Quand il a payé ses articles – sa purée de tomates et une bonne moitié de ses yaourts éventrés – et qu’il les a serrés contre lui pour ne pas risquer de les faire tomber, maculant ainsi sa veste et son pantalon d’un jus rosâtre, j’ai bien vu qu’il ne s’était pas rendu compte de ma petite intervention malveillante. Et je n’ai pas pu m’empêcher de me dire que s’il n’avait pas vu ça, il n’avait peut-être vraiment pas vu mon panier un peu plus tôt en piquant ma place. Je l’ai imaginé rentrant chez lui, découvrant le décès de ses tomates et de la moitié de ses yaourts.
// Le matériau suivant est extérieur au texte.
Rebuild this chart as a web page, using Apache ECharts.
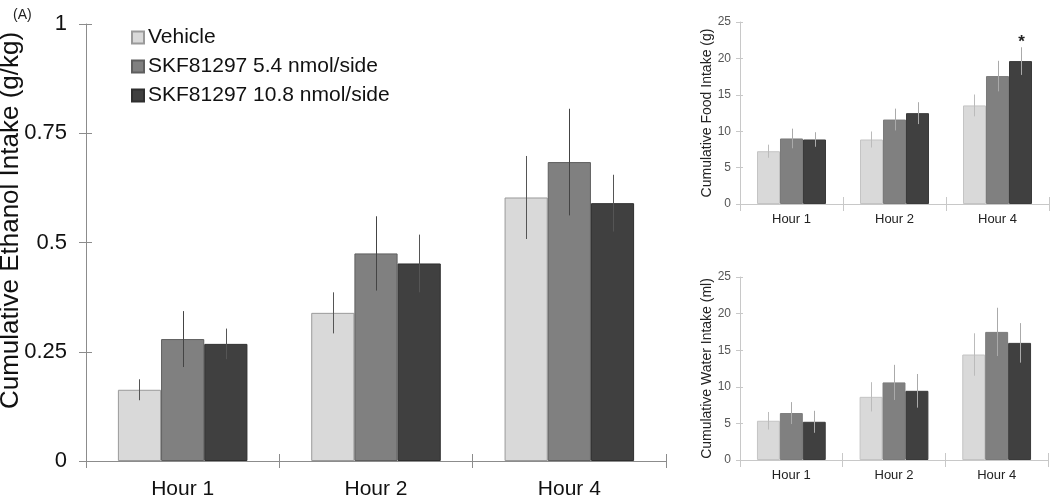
<!DOCTYPE html>
<html><head><meta charset="utf-8">
<script src="https://cdn.jsdelivr.net/npm/echarts@6/dist/echarts.min.js"></script>
<style>html,body{margin:0;padding:0;background:#fff}#c{width:1050px;height:498px}</style>
</head><body><div id="c"></div>
<script>
const categories = ['Hour 1', 'Hour 2', 'Hour 4'];
const seriesNames = ['Vehicle', 'SKF81297 5.4 nmol/side', 'SKF81297 10.8 nmol/side'];
// Ethanol (g/kg)
const ethVehicle = [0.163, 0.339, 0.603];
const ethLow = [0.279, 0.475, 0.684];
const ethHigh = [0.268, 0.452, 0.590];
const ethVehicleErr = [0.024, 0.047, 0.095];
const ethLowErr = [0.064, 0.085, 0.122];
const ethHighErr = [0.035, 0.066, 0.065];
const ethTicks = [0, 0.25, 0.5, 0.75, 1];
// Food (g)
const foodVehicle = [7.25, 8.86, 13.54];
const foodLow = [9.0, 11.6, 17.57];
const foodHigh = [8.86, 12.48, 19.63];
const foodVehicleErr = [0.9, 1.1, 1.5];
const foodLowErr = [1.35, 1.5, 2.1];
const foodHighErr = [1.0, 1.5, 1.9];
const foodSig = ['', '', '*'];
// Water (ml)
const waterVehicle = [5.36, 8.63, 14.41];
const waterLow = [6.41, 10.6, 17.5];
const waterHigh = [5.22, 9.45, 16.0];
const waterVehicleErr = [1.2, 2.0, 2.9];
const waterLowErr = [1.5, 2.4, 3.3];
const waterHighErr = [1.5, 2.3, 2.7];
const smallTicks = [0, 5, 10, 15, 20, 25];

const FONT = 'Liberation Sans, Arial, sans-serif';
const fills = ['#d9d9d9', '#808080', '#404040'];
const mainBorders = ['#9a9a9a', '#5e5e5e', '#2e2e2e'];
const smallBorders = ['#c4c4c4', '#7a7a7a', '#3a3a3a'];
const GAP = 0.33;

const chart = echarts.init(document.getElementById('c'));

function errSeries(name, xi, yi, vals, errs, slot, color, sig, z) {
  return {
    type: 'custom', name: name + ' err', xAxisIndex: xi, yAxisIndex: yi, z: z || 10,
    silent: true,
    data: vals.map((v, i) => [i, v, errs[i], sig ? sig[i] : '']),
    renderItem: function (params, api) {
      const ci = api.value(0), v = api.value(1), e = api.value(2);
      const base = api.coord([ci, v]);
      const cw = api.size([1, 0])[0];
      const bw = cw * (1 - GAP) / 3;
      const x = Math.round(base[0] + (slot - 1) * bw) + 0.5;
      const top = api.coord([ci, v + e])[1];
      const bot = api.coord([ci, v - e])[1];
      const children = [{ type: 'line', shape: { x1: x, y1: top, x2: x, y2: bot }, style: { stroke: color, lineWidth: 1 } }];
      const s = sig && sig[ci];
      if (s) {
        children.push({ type: 'text', style: { text: s, x: x, y: top - 5, align: 'center', verticalAlign: 'middle', font: 'bold 17px ' + FONT, fill: '#222' } });
      }
      return { type: 'group', children: children };
    }
  };
}
function barSeries(name, xi, yi, vals, slot, borders) {
  return {
    type: 'bar', name: name, xAxisIndex: xi, yAxisIndex: yi, data: vals,
    barGap: '0%', barCategoryGap: (GAP * 100) + '%',
    itemStyle: { color: fills[slot], borderColor: borders[slot], borderWidth: 1 },
    emphasis: { disabled: true }
  };
}

function catAxes(gi, lblSize, lblColor, lineColor, lblMargin) {
  return [{
    type: 'category', gridIndex: gi, data: categories,
    axisLine: { lineStyle: { color: lineColor, width: 1 } },
    axisTick: { show: true, length: 7, lineStyle: { color: lineColor } },
    axisLabel: { fontSize: lblSize, color: lblColor, fontFamily: FONT, margin: lblMargin }
  }, {
    type: 'category', gridIndex: gi, data: categories, position: 'bottom',
    axisLine: { show: false },
    axisTick: { show: true, inside: true, length: 7, lineStyle: { color: lineColor } },
    axisLabel: { show: false }
  }];
}
function valAxes(gi, ticks, name, nameSize, nameGap, lblSize, lblColor, lineColor, tickLen, nameColor, lblMargin, moveOverlap, namePad) {
  const mn = ticks[0], mx = ticks[ticks.length - 1], iv = ticks[1] - ticks[0];
  return [{
    type: 'value', gridIndex: gi, min: mn, max: mx, interval: iv,
    name: name, nameLocation: 'middle', nameGap: nameGap, nameMoveOverlap: moveOverlap,
    nameTextStyle: { fontSize: nameSize, fontFamily: FONT, color: nameColor, padding: namePad || 0 },
    splitLine: { show: false },
    axisLine: { show: true, lineStyle: { color: lineColor } },
    axisTick: { show: true, length: tickLen, lineStyle: { color: lineColor } },
    axisLabel: { fontSize: lblSize, color: lblColor, fontFamily: FONT, margin: lblMargin }
  }, {
    type: 'value', gridIndex: gi, min: mn, max: mx, interval: iv, position: 'left',
    splitLine: { show: false }, axisLine: { show: false },
    axisTick: { show: true, inside: true, length: Math.max(3, tickLen - 1), lineStyle: { color: lineColor } },
    axisLabel: { show: false }
  }];
}

const option = {
  animation: false,
  backgroundColor: '#fff',
  textStyle: { fontFamily: FONT },
  title: { text: '(A)', left: 8, top: 3, textStyle: { fontSize: 14, fontWeight: 'normal', color: '#222', fontFamily: FONT } },
  legend: {
    data: seriesNames, orient: 'vertical', left: 126, top: 21,
    icon: 'rect', itemWidth: 12, itemHeight: 12, itemGap: 6,
    textStyle: { fontSize: 21, color: '#111', fontFamily: FONT, lineHeight: 23, padding: [0, 0, 0, -1] },
    selectedMode: false
  },
  grid: [
    { left: 86, right: 384, top: 24, bottom: 37, outerBoundsMode: 'none', containLabel: false },
    { left: 740, right: 1, top: 22, bottom: 294, outerBoundsMode: 'none', containLabel: false },
    { left: 740, right: 2, top: 277, bottom: 38, outerBoundsMode: 'none', containLabel: false }
  ],
  xAxis: [].concat(
    catAxes(0, 21, '#111', '#8c8c8c', 18),
    catAxes(1, 13, '#222', '#c8c8c8', 9),
    catAxes(2, 13, '#222', '#c8c8c8', 9)
  ),
  yAxis: [].concat(
    valAxes(0, ethTicks, 'Cumulative Ethanol Intake (g/kg)', 26, 62, 22, '#111', '#8c8c8c', 7, '#111', 19, false, [0, 0, 0, 44]),
    valAxes(1, smallTicks, 'Cumulative Food Intake (g)', 14, 24, 12, '#555', '#c8c8c8', 4, '#222', 9, true),
    valAxes(2, smallTicks, 'Cumulative Water Intake (ml)', 14, 24, 12, '#555', '#c8c8c8', 4, '#222', 9, true)
  ),
  series: [
    barSeries(seriesNames[0], 0, 0, ethVehicle, 0, mainBorders),
    barSeries(seriesNames[1], 0, 0, ethLow, 1, mainBorders),
    barSeries(seriesNames[2], 0, 0, ethHigh, 2, mainBorders),
    errSeries('eth0', 0, 0, ethVehicle, ethVehicleErr, 0, '#555'),
    errSeries('eth1', 0, 0, ethLow, ethLowErr, 1, '#444'),
    errSeries('eth2', 0, 0, ethHigh, ethHighErr, 2, '#555'),

    barSeries(seriesNames[0], 2, 2, foodVehicle, 0, smallBorders),
    barSeries(seriesNames[1], 2, 2, foodLow, 1, smallBorders),
    barSeries(seriesNames[2], 2, 2, foodHigh, 2, smallBorders),
    errSeries('food0', 2, 2, foodVehicle, foodVehicleErr, 0, '#bbbbbb'),
    errSeries('food1', 2, 2, foodLow, foodLowErr, 1, '#aaaaaa'),
    errSeries('food2', 2, 2, foodHigh, foodHighErr, 2, '#aaaaaa', foodSig),

    barSeries(seriesNames[0], 4, 4, waterVehicle, 0, smallBorders),
    barSeries(seriesNames[1], 4, 4, waterLow, 1, smallBorders),
    barSeries(seriesNames[2], 4, 4, waterHigh, 2, smallBorders),
    errSeries('water0', 4, 4, waterVehicle, waterVehicleErr, 0, '#bbbbbb'),
    errSeries('water1', 4, 4, waterLow, waterLowErr, 1, '#aaaaaa'),
    errSeries('water2', 4, 4, waterHigh, waterHighErr, 2, '#aaaaaa')
  ]
};
chart.setOption(option);
</script>
</body></html>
Je l’ai imaginé effondré en comptant les trois sous qui lui restaient de sa maigre retraite pour voir s’il pouvait espérer remplacer ne serait-ce qu’une partie des denrées perdues, ou s’il lui faudrait attendre le trimestre prochain pour remanger des tomates.
Après, j’ai élargi le tableau en imaginant sa femme cacochyme et édentée, qu’il nourrissait scrupuleusement et quotidiennement de yaourts parce que c’était tout ce qu’il réussissait à lui faire encore manger, à part un peu de soupe de tomates de temps en temps, les jours de fête, parce qu’il avait quand même du mal à cuisiner des petits plats malgré toute sa bonne volonté. J’essayai d’estimer la durée du jeûne que la pauvre vieille allait subir parce que j’avais éventré huit yaourts et ses chances d’y survivre. Et puis je me suis mise à penser au vieux con, au-dessus de l’évier, frottant à gestes maladroits sa (seule) veste et son (seul) pantalon pour essayer d’en faire partir la longue traînée de mélasse rose, parce la machine à laver a rendu l’âme il y a longtemps et que le pressing, vous n’y pensez pas ? Avec le mal que j’ai déjà à nourrir ma femme et à payer le loyer…
Bref : ce con m’a fait culpabiliser et, comme les autres – peut-être même plus encore – déprimer.
 
Du coup j’ai décidé que si je le recroisais, celui-là, il aurait droit à un croche-pied.
Merde alors.
 
 
 

 

2 commentaires:

  1. Aahhhh! Excellent... J'en tremble sur mon déambulateur.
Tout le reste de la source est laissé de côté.